Electronic medical records offer health care professionals unlimited and unprecedented access to all aspects of your health history, which can prove invaluable during a hospital stay. Electronic records are changing efficiency and accuracy of health care services.
  1. Identification

    • Electronic medical records are digital versions of the numerous paper forms that follow patients through their lives from doctor to doctor or during hospital stays. Often, paper records grow to several inches deep; to find information within paper records, you must search manually, which is difficult and slow.

    Types

    • Basic electronic medical record systems are comprised of four categories: prescription orders, test orders, test and imaging results and physician and nursing staff notes.

    Effects

    • Practitioners using an electronic medical records system have all patient information at their fingertips, via handheld electronic devices or laptop computers, thus instant availability of a patient's health history.
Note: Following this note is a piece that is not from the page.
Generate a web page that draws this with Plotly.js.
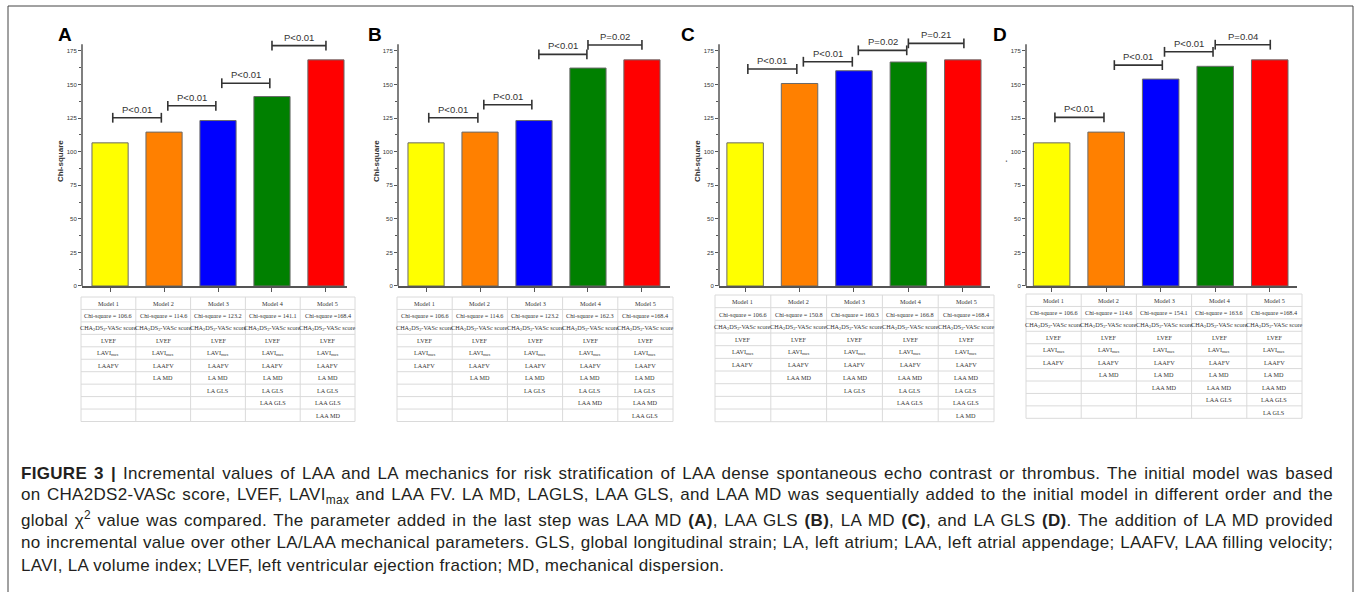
<!DOCTYPE html>
<html><head><meta charset="utf-8">
<script src="https://cdn.plot.ly/plotly-3.0.1.min.js"></script>
<style>html,body{margin:0;padding:0;background:#fff}#chart{width:1357px;height:592px}</style>
</head><body><div id="chart"></div>
<script>
// ---------- data ----------
const models = ['Model 1','Model 2','Model 3','Model 4','Model 5'];
const barColors = ['#FFFF00','#FF8000','#0000FF','#008000','#FF0000'];
const panelLetters = ['A','B','C','D'];
const chiA = [106.6,114.6,123.2,141.1,168.4];
const chiB = [106.6,114.6,123.2,162.3,168.4];
const chiC = [106.6,150.8,160.3,166.8,168.4];
const chiD = [106.6,114.6,154.1,163.6,168.4];
const baseVars = ['CHA<sub>2</sub>DS<sub>2</sub>-VASc score','LVEF','LAVI<sub>max</sub>','LAAFV'];
const addA = ['LA MD','LA GLS','LAA GLS','LAA MD'];
const addB = ['LA MD','LA GLS','LAA MD','LAA GLS'];
const addC = ['LAA MD','LA GLS','LAA GLS','LA MD'];
const addD = ['LA MD','LAA MD','LAA GLS','LA GLS'];
const pLabA = ['P<0.01','P<0.01','P<0.01','P<0.01'];
const pLabB = ['P<0.01','P<0.01','P<0.01','P=0.02'];
const pLabC = ['P<0.01','P<0.01','P=0.02','P=0.21'];
const pLabD = ['P<0.01','P<0.01','P<0.01','P=0.04'];
const pYA = [125.3,134.2,151.0,179.0];
const pYB = [125.3,135.0,172.5,179.5];
const pYC = [161.6,167.0,175.5,180.7];
const pYD = [125.6,164.5,174.4,179.7];
const pSpanA = [[0.05,0.95],[1.07,1.96],[2.07,2.96],[3.0,4.0]];
const pSpanB = [[0.05,0.96],[1.07,1.96],[2.09,2.98],[3.0,4.0]];
const pSpanC = [[0.05,0.95],[1.07,1.97],[2.08,2.97],[3.0,4.02]];
const pSpanD = [[0.06,0.96],[1.15,2.03],[2.07,2.96],[3.0,4.01]];
const yTicks = [0,25,50,75,100,125,150,175];
const yMinor = [12.5,37.5,62.5,87.5,112.5,137.5,162.5];
const yTitles = ['Chi-square','Chi-square','Chi-square','.'];
const caption = [
 '<b>FIGURE 3 |</b> Incremental values of LAA and LA mechanics for risk stratification of LAA dense spontaneous echo contrast or thrombus. The initial model was based',
 'on CHA2DS2-VASc score, LVEF, LAVI<sub>max</sub> and LAA FV. LA MD, LAGLS, LAA GLS, and LAA MD was sequentially added to the initial model in different order and the',
 'global χ<sup>2</sup> value was compared. The parameter added in the last step was LAA MD <b>(A)</b>, LAA GLS <b>(B)</b>, LA MD <b>(C)</b>, and LA GLS <b>(D)</b>. The addition of LA MD provided',
 'no incremental value over other LA/LAA mechanical parameters. GLS, global longitudinal strain; LA, left atrium; LAA, left atrial appendage; LAAFV, LAA filling velocity;',
 'LAVI, LA volume index; LVEF, left ventricular ejection fraction; MD, mechanical dispersion.'
];

// ---------- layout geometry (pixels) ----------
const W = 1357, H = 592;
const px = v => v / W, py = v => 1 - v / H;
const panels = [
  {chi:chiA, add:addA, lab:pLabA, ys:pYA, span:pSpanA, px0:82,  px1:347, range:[-0.52,4.39], tab:[81,355,297,12.45],   letter:[65,35]},
  {chi:chiB, add:addB, lab:pLabB, ys:pYB, span:pSpanB, px0:398, px1:670, range:[-0.52,4.52], tab:[397,673,297,12.45],  letter:[375,35]},
  {chi:chiC, add:addC, lab:pLabC, ys:pYC, span:pSpanC, px0:719, px1:990, range:[-0.48,4.50], tab:[715,994,295,12.67],  letter:[688,35]},
  {chi:chiD, add:addD, lab:pLabD, ys:pYD, span:pSpanD, px0:1026,px1:1297,range:[-0.47,4.50], tab:[1026,1302,294,12.43],letter:[1000,35]}
];
const plotBottom = 286, yMax = 186, pxPerUnit = 235/175;
const plotTop = plotBottom - yMax*pxPerUnit;

const data = [], annotations = [], shapes = [];
const layout = {
  width: W, height: H, margin:{l:0,r:0,t:0,b:0}, showlegend:false,
  paper_bgcolor:'#fff', plot_bgcolor:'rgba(0,0,0,0)',
  font:{family:'Liberation Sans, Arial, sans-serif', color:'#333'},
  annotations, shapes
};
const tabFont = {family:'Liberation Serif, Times New Roman, serif', size:6.2, color:'#333'};
const gridCol = '#dadada';

panels.forEach((p, i) => {
  const n = i === 0 ? '' : String(i+1);
  const xa = 'x'+n, ya = 'y'+n;
  layout['xaxis'+n] = {
    domain:[px(p.px0), px(p.px1)], range:p.range, anchor:ya,
    tickvals:[0,1,2,3,4], showticklabels:false, ticks:'outside', ticklen:4, tickwidth:1, tickcolor:'#555',
    showline:true, linecolor:'#555', linewidth:1.5, showgrid:false, zeroline:false, fixedrange:true
  };
  layout['yaxis'+n] = {
    domain:[py(plotBottom), py(plotTop)], range:[0,yMax], anchor:xa,
    tickvals:yTicks, ticks:'outside', ticklen:3, tickwidth:1, tickcolor:'#555',
    minor:{tickvals:yMinor, ticks:'outside', ticklen:2, tickwidth:1, tickcolor:'#555'},
    tickfont:{size:6, color:'#333'},
    showline:false, showgrid:false, zeroline:false, fixedrange:true,
    title:{text:'<b>'+yTitles[i]+'</b>', font:{size:8, color:'#333'}, standoff:1}
  };
  shapes.push({type:'line', xref:xa+' domain', yref:ya, x0:0, x1:0, y0:0, y1:180, line:{color:'#555', width:1.5}});
  data.push({type:'bar', x:[0,1,2,3,4], y:p.chi, xaxis:xa, yaxis:ya, width:0.67,
    marker:{color:barColors, line:{color:'#6a6a6a', width:1}}, hoverinfo:'skip'});
  p.span.forEach((s, k) => {
    data.push({type:'scatter', mode:'lines+markers', x:s, y:[p.ys[k], p.ys[k]], xaxis:xa, yaxis:ya,
      cliponaxis:false, line:{color:'#333', width:1.6},
      marker:{symbol:'line-ns', size:7, line:{color:'#333', width:1.6}}, hoverinfo:'skip'});
    annotations.push({xref:xa, yref:ya, x:(s[0]+s[1])/2, y:p.ys[k], yanchor:'bottom', yshift:1,
      text:p.lab[k].replace('<','&lt;'), showarrow:false, font:{size:9.5, color:'#333'}});
  });
  annotations.push({xref:'paper', yref:'paper', x:px(p.letter[0]), y:py(p.letter[1]), xanchor:'center', yanchor:'middle',
    text:'<b>'+panelLetters[i]+'</b>', showarrow:false, font:{size:19, color:'#000', family:'Liberation Sans, Arial'}});

  // ---- table on its own hidden axes: columns 0..5, rows 0..10 ----
  const tn = String(i+5), txa = 'x'+tn, tya = 'y'+tn;
  const [L, R, T, rh] = p.tab, cw = (R-L)/5, B = T + 10*rh, pad = 2;
  layout['xaxis'+tn] = {domain:[px(L-pad), px(R+pad)], range:[-pad/cw, 5+pad/cw], visible:false, fixedrange:true, anchor:tya};
  layout['yaxis'+tn] = {domain:[py(B+pad), py(T-pad)], range:[10+pad/rh, -pad/rh], visible:false, fixedrange:true, anchor:txa};
  for (let r = 0; r <= 10; r++) shapes.push({type:'line', xref:txa, yref:tya, x0:0, x1:5, y0:r, y1:r, line:{color:gridCol, width:1}});
  for (let c = 0; c <= 5; c++) shapes.push({type:'line', xref:txa, yref:tya, x0:c, x1:c, y0:0, y1:10, line:{color:gridCol, width:1}});
  models.forEach((m, k) => {
    const col = [m, 'Chi-square ' + (k === 4 ? '=' : '= ') + p.chi[k]].concat(baseVars, p.add.slice(0, k));
    col.forEach((txt, r) => {
      annotations.push({xref:txa, yref:tya, x:k+0.5, y:r+0.5, xanchor:'center', yanchor:'middle',
        text:txt, showarrow:false, font:tabFont});
    });
  });
});

const capY = [473, 496, 519, 542, 565];
const capStart = annotations.length;
caption.forEach((t, k) => {
  annotations.push({xref:'paper', yref:'paper', x:px(19), y:py(capY[k]), xanchor:'left', yanchor:'middle',
    text:t, showarrow:false, align:'left', font:{size:17, color:'#231f20', family:'Liberation Sans, Arial, sans-serif'}});
});
shapes.push({type:'rect', xref:'paper', yref:'paper', x0:px(8), x1:px(1353), y0:py(6), y1:py(620), line:{color:'#444', width:1}});

Plotly.newPlot('chart', data, layout, {staticPlot:true, displayModeBar:false}).then(gd => {
  gd.querySelectorAll('.annotation').forEach(a => {
    const idx = +a.getAttribute('data-index');
    if (idx < capStart) return;
    const t = a.querySelector('text');
    if (!t) return;
    t.style.letterSpacing = '0.3px';
    if (idx < capStart + 4) {
      const w = t.getBBox().width;
      const spaces = (t.textContent.match(/[ \u00a0]/g) || []).length;
      if (spaces) t.style.wordSpacing = Math.max(0, (1331 - 19 - w) / spaces) + 'px';
    }
  });
});
</script>
</body></html>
They can make changes to patients' records---a change in prescription or addition to a patient's regimen---that take effect immediately.

    Impact

    • The main result of electronic medical records is faster health care decisions on the part of the physician, and faster implementation of those decisions by support staff. Electronic records also result in higher accuracy in prescriptions and treatments.

    Safety

    • Electronic medical records can positively impact hospital mortality rates. One reason is that electronic records contain information on medication interactions and conflicts and allergies for patients. According to e-MDs.com, depending on the electronic system used, prescribing physicians will be automatically alerted to any potential adverse reactions for the patient. If the system detects no problems based on the records, the software will send the prescription to a pharmacy for fulfillment.

    Acceptance

    • About 39 percent of physicians who responded to a 2008 survey conducted by the Centers for Disease Control use electronic health records systems. This is up from about 30 percent in 2006.